START

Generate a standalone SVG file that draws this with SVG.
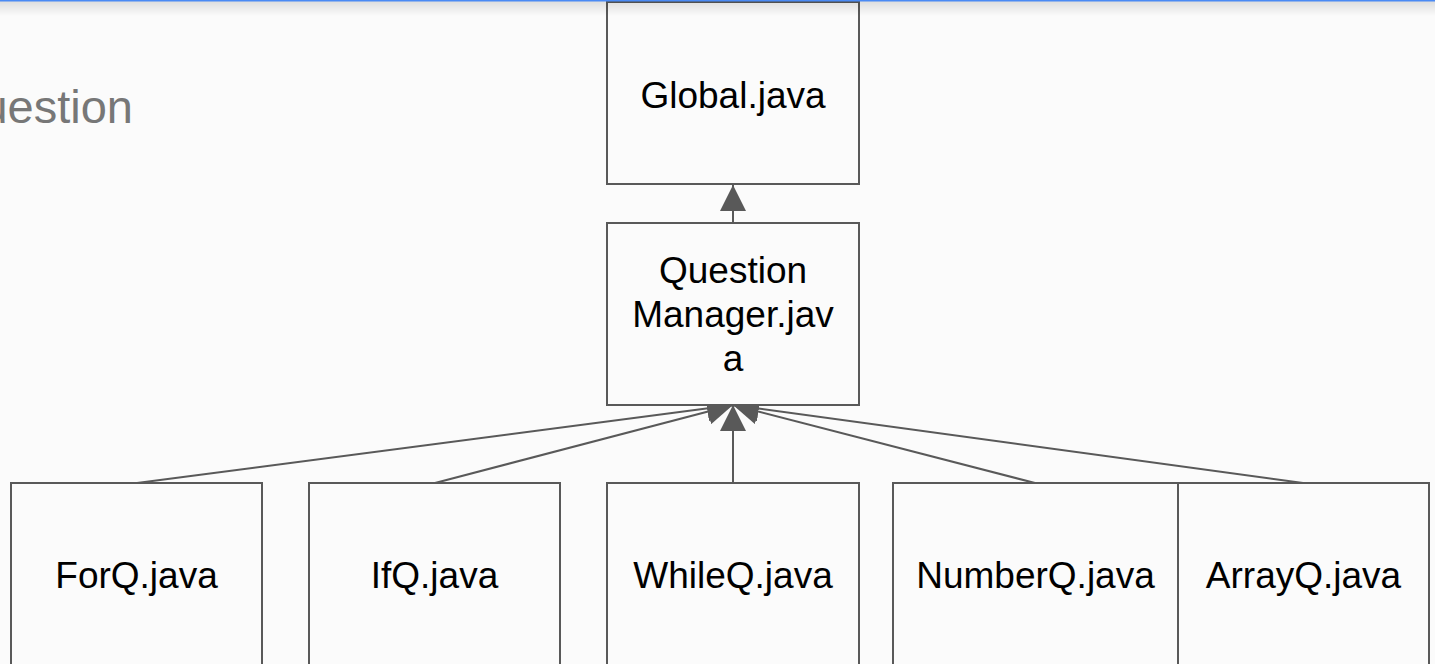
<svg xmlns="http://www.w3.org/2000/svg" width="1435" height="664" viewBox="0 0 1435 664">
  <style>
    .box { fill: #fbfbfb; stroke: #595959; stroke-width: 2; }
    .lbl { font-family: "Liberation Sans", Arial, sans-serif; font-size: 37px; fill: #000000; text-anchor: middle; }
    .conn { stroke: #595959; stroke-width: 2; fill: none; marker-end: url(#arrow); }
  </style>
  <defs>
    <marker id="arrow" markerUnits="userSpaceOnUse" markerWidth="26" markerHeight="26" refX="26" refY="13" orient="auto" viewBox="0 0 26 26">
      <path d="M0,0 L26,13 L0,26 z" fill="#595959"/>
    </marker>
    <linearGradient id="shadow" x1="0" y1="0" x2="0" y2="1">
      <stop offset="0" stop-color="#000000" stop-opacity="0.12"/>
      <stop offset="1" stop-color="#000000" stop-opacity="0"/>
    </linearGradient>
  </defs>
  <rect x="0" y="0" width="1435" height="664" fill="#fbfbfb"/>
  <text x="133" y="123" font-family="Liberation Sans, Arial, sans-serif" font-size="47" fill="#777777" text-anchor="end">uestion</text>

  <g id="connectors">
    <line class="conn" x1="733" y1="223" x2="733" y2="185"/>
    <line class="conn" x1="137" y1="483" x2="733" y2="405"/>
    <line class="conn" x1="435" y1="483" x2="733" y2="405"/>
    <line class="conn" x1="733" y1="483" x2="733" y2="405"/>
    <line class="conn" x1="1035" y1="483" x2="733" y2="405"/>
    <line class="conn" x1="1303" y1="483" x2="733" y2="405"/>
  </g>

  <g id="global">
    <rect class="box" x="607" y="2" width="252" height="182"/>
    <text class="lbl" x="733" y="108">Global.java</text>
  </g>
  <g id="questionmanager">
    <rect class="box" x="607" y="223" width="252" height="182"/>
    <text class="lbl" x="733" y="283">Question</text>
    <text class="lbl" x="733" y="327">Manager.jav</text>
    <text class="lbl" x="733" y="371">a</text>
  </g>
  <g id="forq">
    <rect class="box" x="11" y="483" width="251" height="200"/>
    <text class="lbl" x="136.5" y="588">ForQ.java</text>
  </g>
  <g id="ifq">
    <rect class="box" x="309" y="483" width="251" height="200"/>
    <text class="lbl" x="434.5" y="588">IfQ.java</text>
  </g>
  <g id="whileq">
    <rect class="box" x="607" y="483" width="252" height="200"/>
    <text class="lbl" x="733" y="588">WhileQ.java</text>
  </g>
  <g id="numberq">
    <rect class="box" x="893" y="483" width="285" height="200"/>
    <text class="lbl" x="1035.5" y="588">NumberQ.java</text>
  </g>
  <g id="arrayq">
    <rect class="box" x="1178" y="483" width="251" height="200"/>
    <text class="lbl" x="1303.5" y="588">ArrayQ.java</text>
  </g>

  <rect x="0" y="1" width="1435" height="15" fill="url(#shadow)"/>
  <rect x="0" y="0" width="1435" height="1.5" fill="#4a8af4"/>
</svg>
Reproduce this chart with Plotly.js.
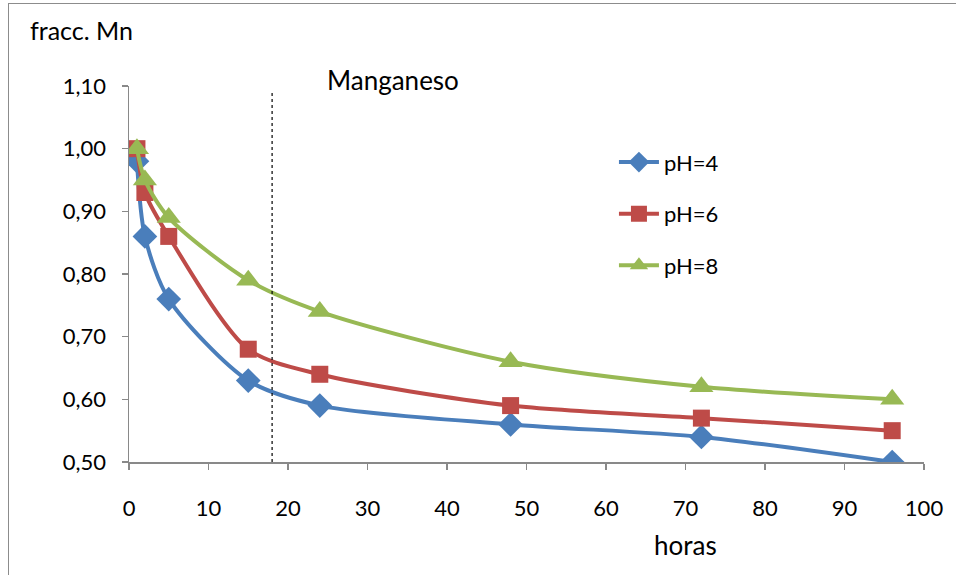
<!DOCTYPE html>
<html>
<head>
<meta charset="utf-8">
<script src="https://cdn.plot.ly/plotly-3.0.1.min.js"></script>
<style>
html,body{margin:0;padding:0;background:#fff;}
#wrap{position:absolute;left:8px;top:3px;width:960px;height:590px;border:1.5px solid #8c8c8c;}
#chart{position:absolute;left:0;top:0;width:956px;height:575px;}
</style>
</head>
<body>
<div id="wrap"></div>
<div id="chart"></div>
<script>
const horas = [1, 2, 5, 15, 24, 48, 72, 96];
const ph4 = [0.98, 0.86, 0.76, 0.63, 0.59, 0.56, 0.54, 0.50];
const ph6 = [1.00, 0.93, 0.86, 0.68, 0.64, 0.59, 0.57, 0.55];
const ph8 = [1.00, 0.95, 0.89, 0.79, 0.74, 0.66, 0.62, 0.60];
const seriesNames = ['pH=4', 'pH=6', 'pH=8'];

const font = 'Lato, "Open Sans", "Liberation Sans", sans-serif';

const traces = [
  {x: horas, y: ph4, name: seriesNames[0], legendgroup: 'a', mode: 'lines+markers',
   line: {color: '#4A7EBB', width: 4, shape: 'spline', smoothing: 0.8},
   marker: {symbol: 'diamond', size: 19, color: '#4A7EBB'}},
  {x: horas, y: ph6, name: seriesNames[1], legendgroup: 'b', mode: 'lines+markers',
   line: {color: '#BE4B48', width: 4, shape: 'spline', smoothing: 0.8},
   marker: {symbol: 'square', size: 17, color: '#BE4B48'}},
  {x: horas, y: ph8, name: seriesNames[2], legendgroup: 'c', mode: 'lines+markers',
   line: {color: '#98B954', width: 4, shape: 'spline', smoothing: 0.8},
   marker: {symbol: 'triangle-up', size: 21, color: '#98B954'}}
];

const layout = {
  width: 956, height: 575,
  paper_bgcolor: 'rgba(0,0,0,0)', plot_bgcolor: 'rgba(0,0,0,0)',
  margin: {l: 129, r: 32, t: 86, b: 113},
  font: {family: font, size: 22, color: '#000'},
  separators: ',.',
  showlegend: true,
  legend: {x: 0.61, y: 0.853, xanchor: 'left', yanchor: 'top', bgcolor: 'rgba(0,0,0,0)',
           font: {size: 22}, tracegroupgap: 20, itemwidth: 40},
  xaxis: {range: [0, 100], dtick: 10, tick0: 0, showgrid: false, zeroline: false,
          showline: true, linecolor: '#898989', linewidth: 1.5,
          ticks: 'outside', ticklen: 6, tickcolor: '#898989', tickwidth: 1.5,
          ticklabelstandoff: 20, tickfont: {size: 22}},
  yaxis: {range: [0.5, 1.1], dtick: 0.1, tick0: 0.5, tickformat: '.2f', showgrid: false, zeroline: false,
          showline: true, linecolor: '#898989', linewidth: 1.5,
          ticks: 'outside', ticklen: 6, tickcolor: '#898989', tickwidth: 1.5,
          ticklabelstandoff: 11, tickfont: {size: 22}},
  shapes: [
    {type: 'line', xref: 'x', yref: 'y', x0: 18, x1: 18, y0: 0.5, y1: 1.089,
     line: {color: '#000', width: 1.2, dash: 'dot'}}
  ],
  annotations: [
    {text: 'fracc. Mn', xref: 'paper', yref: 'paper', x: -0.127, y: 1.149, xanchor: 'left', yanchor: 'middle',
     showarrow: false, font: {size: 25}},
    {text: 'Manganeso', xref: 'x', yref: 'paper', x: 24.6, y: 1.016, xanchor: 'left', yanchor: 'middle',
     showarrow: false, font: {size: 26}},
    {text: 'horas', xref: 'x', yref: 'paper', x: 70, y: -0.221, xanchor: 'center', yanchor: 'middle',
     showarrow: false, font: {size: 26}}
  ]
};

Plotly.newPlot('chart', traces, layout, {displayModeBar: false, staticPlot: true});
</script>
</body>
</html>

END
START

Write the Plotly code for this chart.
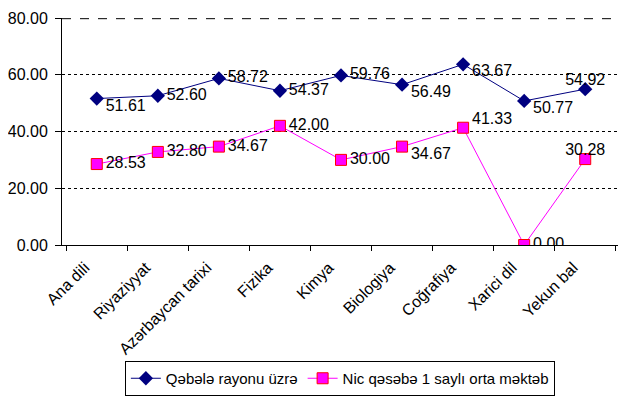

END

● **BRIEF**
Sift through the entries and copy every line with "chart".

● **TASK ANSWER**
Reproduce this chart with Plotly.js.
#chart{position:absolute;left:0;top:0;width:956px;height:575px;}
<div id="chart"></div>
Plotly.newPlot('chart', traces, layout, {displayModeBar: false, staticPlot: true});
Write the Plotly code for this chart.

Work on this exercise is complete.